Sometimes the smartest housing move isn’t cheaper – it’s lighter.

If You Can’t Change Your Housing Right Now, You Still Have Leverage

Many people reading this won’t be able to move immediately. That’s reality, not failure.

But even when the address stays the same, the strategy can change.

You can plan your exit before you need it. You can stop doubling down on a choice that’s already heavy. You can prevent housing costs from bleeding into debt, savings, and stress while you work toward a better setup.

Containment is not defeat. It’s how you buy time without losing ground.
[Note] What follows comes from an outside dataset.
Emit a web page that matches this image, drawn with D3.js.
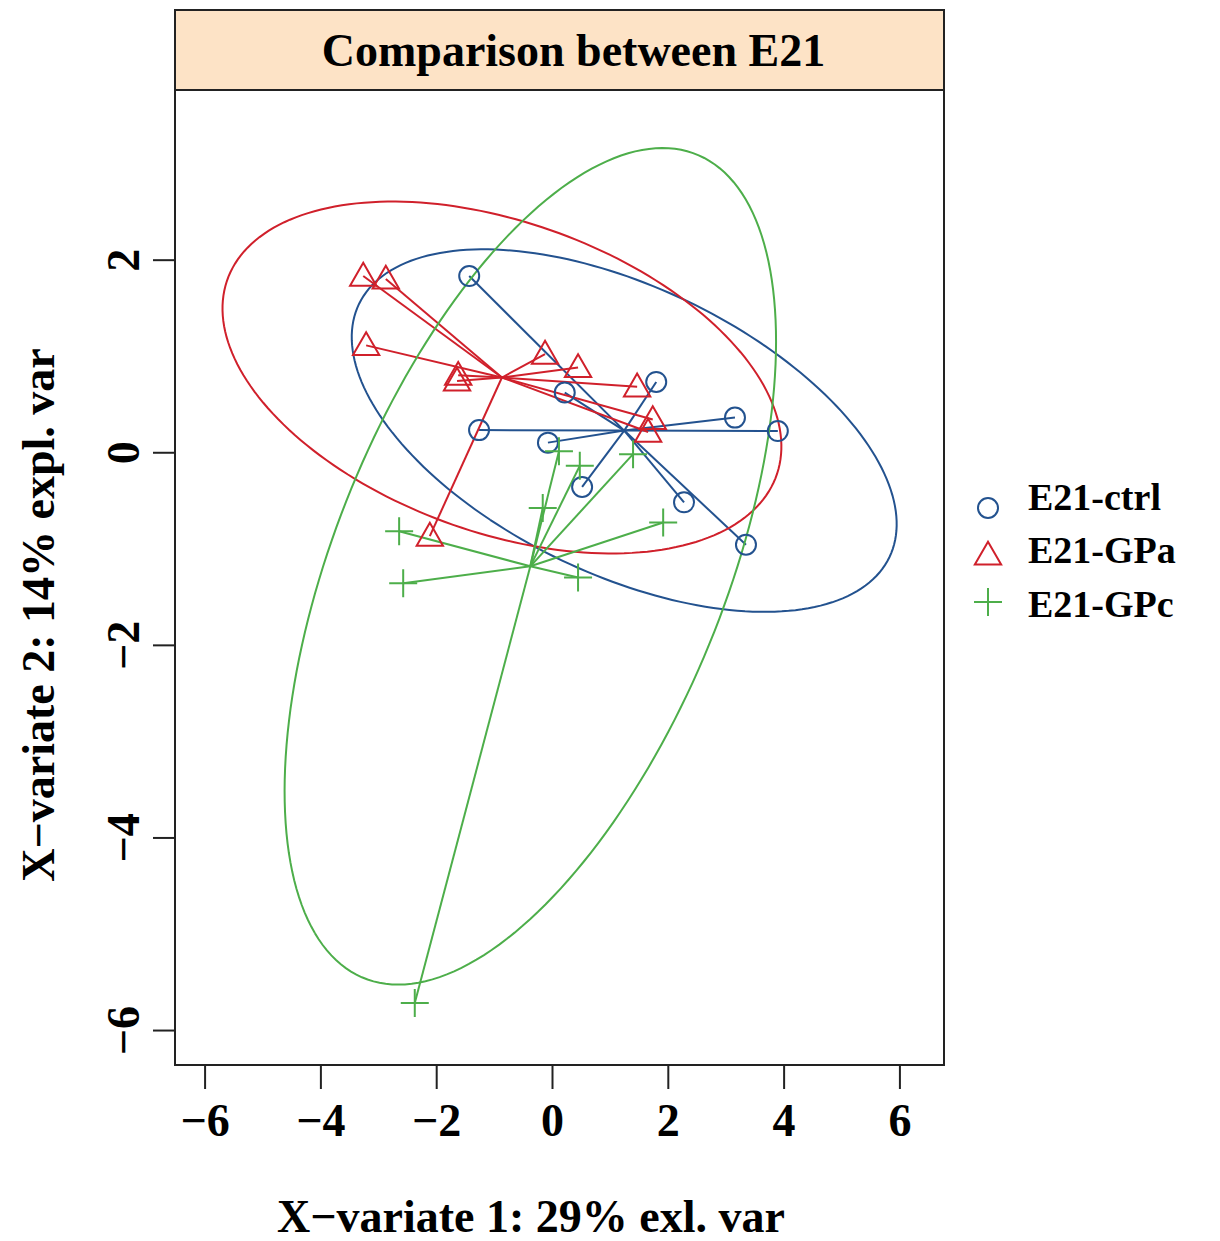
<!DOCTYPE html>
<html>
<head>
<meta charset="utf-8">
<script src="https://cdn.jsdelivr.net/npm/d3@7"></script>
<style>
  body { margin: 0; background: #fff; }
  text { font-family: "Liberation Serif", "Times New Roman", serif; font-weight: bold; }
</style>
</head>
<body>
<div id="chart"></div>
<script>
// group names and colours
let groups = ["E21-ctrl", "E21-GPa", "E21-GPc"]
let groupColors = ["#23528f", "#d0202b", "#4dae4a"]

// sample scores (X-variate 1, X-variate 2)
let ctrlX = [-1.43, 0.22, 1.80, 3.16, 3.90, -1.26, -0.07, 0.52, 2.28, 3.35]
let ctrlY = [1.83, 0.62, 0.73, 0.36, 0.22, 0.23, 0.10, -0.36, -0.52, -0.96]
let gpaX = [-3.26, -2.87, -3.21, -1.62, -1.64, -0.12, 0.45, 1.47, 1.74, 1.66, -2.11]
let gpaY = [1.83, 1.80, 1.11, 0.80, 0.74, 1.02, 0.88, 0.68, 0.34, 0.21, -0.87]
let gpcX = [-2.64, -2.57, -0.16, 0.12, 0.48, 1.40, 1.92, 0.45, -2.37]
let gpcY = [-0.82, -1.36, -0.58, 0.01, -0.14, -0.02, -0.73, -1.30, -5.72]

let xTicks = [-6, -4, -2, 0, 2, 4, 6]
let yTicks = [-6, -4, -2, 0, 2]

let chartTitle = "Comparison between E21"
let xTitle = "X\u2212variate 1: 29% exl. var"
let yTitle = "X\u2212variate 2: 14% expl. var"

// 95% ellipse, like ellipse::ellipse(level = 0.95)
let ellipseT = Math.sqrt(5.991465)

function mean(a) { return d3.mean(a) }

function ellipsePoints(xs, ys) {
    let mx = mean(xs), my = mean(ys)
    let n = xs.length
    let vx = d3.sum(xs, d => (d - mx) * (d - mx)) / (n - 1)
    let vy = d3.sum(ys, d => (d - my) * (d - my)) / (n - 1)
    let cxy = d3.sum(xs, (d, i) => (d - mx) * (ys[i] - my)) / (n - 1)
    let sx = Math.sqrt(vx), sy = Math.sqrt(vy)
    let r = cxy / (sx * sy)
    let dd = Math.acos(r)
    let pts = []
    for (let k = 0; k <= 200; k++) {
        let a = -Math.PI + 2 * Math.PI * k / 200
        pts.push([mx + ellipseT * sx * Math.cos(a + dd / 2), my + ellipseT * sy * Math.cos(a - dd / 2)])
    }
    return pts
}

let groupData = [
    {name: groups[0], color: groupColors[0], xs: ctrlX, ys: ctrlY, shape: "circle"},
    {name: groups[1], color: groupColors[1], xs: gpaX, ys: gpaY, shape: "triangle"},
    {name: groups[2], color: groupColors[2], xs: gpcX, ys: gpcY, shape: "plus"}
]

let width = 1220, height = 1241
let box = {left: 175, right: 944, top: 90, bottom: 1065, stripTop: 10}

let svg = d3.select("#chart").append("svg")
    .attr("width", width)
    .attr("height", height)

let x = d3.scaleLinear()
    .domain([-6.511, 6.770])
    .range([box.left, box.right])
let y = d3.scaleLinear()
    .domain([-6.363, 3.762])
    .range([box.bottom, box.top])

// clip to plot panel
svg.append("clipPath").attr("id", "panel")
    .append("rect")
    .attr("x", box.left).attr("y", box.top)
    .attr("width", box.right - box.left).attr("height", box.bottom - box.top)

let plot = svg.append("g").attr("clip-path", "url(#panel)")

let line = d3.line().x(d => x(d[0])).y(d => y(d[1]))

function drawSymbol(g, shape, px, py, color) {
    if (shape === "circle") {
        g.append("circle").attr("cx", px).attr("cy", py).attr("r", 10)
            .attr("fill", "none").attr("stroke", color).attr("stroke-width", 2)
    } else if (shape === "triangle") {
        g.append("path")
            .attr("d", d3.symbol().type(d3.symbolTriangle).size(300)())
            .attr("transform", `translate(${px},${py + 2})`)
            .attr("fill", "none").attr("stroke", color).attr("stroke-width", 2)
    } else {
        g.append("path")
            .attr("d", `M${px - 14},${py}H${px + 14}M${px},${py - 14}V${py + 14}`)
            .attr("fill", "none").attr("stroke", color).attr("stroke-width", 2)
    }
}

groupData.forEach(function(gd) {
    let g = plot.append("g")
    // ellipse
    g.append("path")
        .attr("d", line(ellipsePoints(gd.xs, gd.ys)))
        .attr("fill", "none")
        .attr("stroke", gd.color)
        .attr("stroke-width", 2)
    // star lines from centroid
    let cx = mean(gd.xs), cy = mean(gd.ys)
    gd.xs.forEach(function(v, i) {
        g.append("line")
            .attr("x1", x(cx)).attr("y1", y(cy))
            .attr("x2", x(v)).attr("y2", y(gd.ys[i]))
            .attr("stroke", gd.color)
            .attr("stroke-width", 2)
    })
})

groupData.forEach(function(gd) {
    let g = plot.append("g")
    gd.xs.forEach(function(v, i) {
        drawSymbol(g, gd.shape, x(v), y(gd.ys[i]), gd.color)
    })
})

// title strip
svg.append("rect")
    .attr("x", box.left).attr("y", box.stripTop)
    .attr("width", box.right - box.left).attr("height", box.top - box.stripTop)
    .attr("fill", "#fde3c6").attr("stroke", "#222").attr("stroke-width", 2)
svg.append("text")
    .attr("x", (box.left + box.right) / 2 + 14).attr("y", 66)
    .attr("text-anchor", "middle")
    .attr("font-size", 46)
    .text(chartTitle)

// panel border
svg.append("rect")
    .attr("x", box.left).attr("y", box.top)
    .attr("width", box.right - box.left).attr("height", box.bottom - box.top)
    .attr("fill", "none").attr("stroke", "#222").attr("stroke-width", 2)

// x axis
let xAxis = d3.axisBottom(x).tickValues(xTicks).tickSize(24).tickPadding(14)
    .tickFormat(d => d < 0 ? "\u2212" + Math.abs(d) : d)
svg.append("g")
    .attr("transform", `translate(0,${box.bottom})`)
    .call(xAxis)
    .call(g => g.select(".domain").remove())
    .call(g => g.selectAll("line").attr("stroke", "#222").attr("stroke-width", 2))
    .call(g => g.selectAll("text").attr("font-size", 46).attr("fill", "#000")
        .attr("font-family", "Liberation Serif").attr("font-weight", "bold"))

// y axis, labels parallel to the axis
let yAxis = d3.axisLeft(y).tickValues(yTicks).tickSize(22).tickPadding(0)
    .tickFormat(d => d < 0 ? "\u2212" + Math.abs(d) : d)
svg.append("g")
    .attr("transform", `translate(${box.left},0)`)
    .call(yAxis)
    .call(g => g.select(".domain").remove())
    .call(g => g.selectAll("line").attr("stroke", "#222").attr("stroke-width", 2))
    .call(g => g.selectAll("text")
        .attr("font-size", 46).attr("fill", "#000")
        .attr("font-family", "Liberation Serif").attr("font-weight", "bold")
        .attr("x", null).attr("dy", null)
        .attr("text-anchor", "middle")
        .attr("transform", "translate(-36,0) rotate(-90)"))

// axis titles
svg.append("text")
    .attr("x", 531).attr("y", 1232)
    .attr("text-anchor", "middle")
    .attr("font-size", 46)
    .text(xTitle)
svg.append("text")
    .attr("transform", "translate(54,615) rotate(-90)")
    .attr("text-anchor", "middle")
    .attr("font-size", 46)
    .text(yTitle)

// legend
let legend = svg.append("g")
groupData.forEach(function(gd, i) {
    let ly = 508 + i * 47
    drawSymbol(legend, gd.shape, 988, ly, gd.color)
    legend.append("text")
        .attr("x", 1028).attr("y", [510, 563, 617][i])
        .attr("font-size", 38)
        .text(gd.name)
})
</script>
</body>
</html>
Next Steps: Reduce Housing Drag Without Blowing Up Your Life

  1. Calculate your true housing cost. Include rent or mortgage, insurance, taxes, utilities, maintenance, HOA fees, and commuting impact. If housing dominates everything else, that’s your signal.
  2. Stress-test your housing. Ask: “If income dipped for 3 months, what breaks first?” If the answer is everything, housing is too heavy.
  3. Identify one pressure release valve. Lease renegotiation, refinancing timeline, roommate math, relocation planning, or downsizing strategy – pick one realistic lever.
  4. Stop lifestyle inflation around housing. Avoid upgrades, renovations, or furnishing debt that can deepen the commitment.
  5. Set a housing exit plan. Even a 12–24 month plan restores agency. You don’t need to move now – you need to know how you would.

Reminder: This content is educational, not individualized financial advice. Housing decisions are highly personal – use this framework to ask better questions and seek professional guidance where appropriate.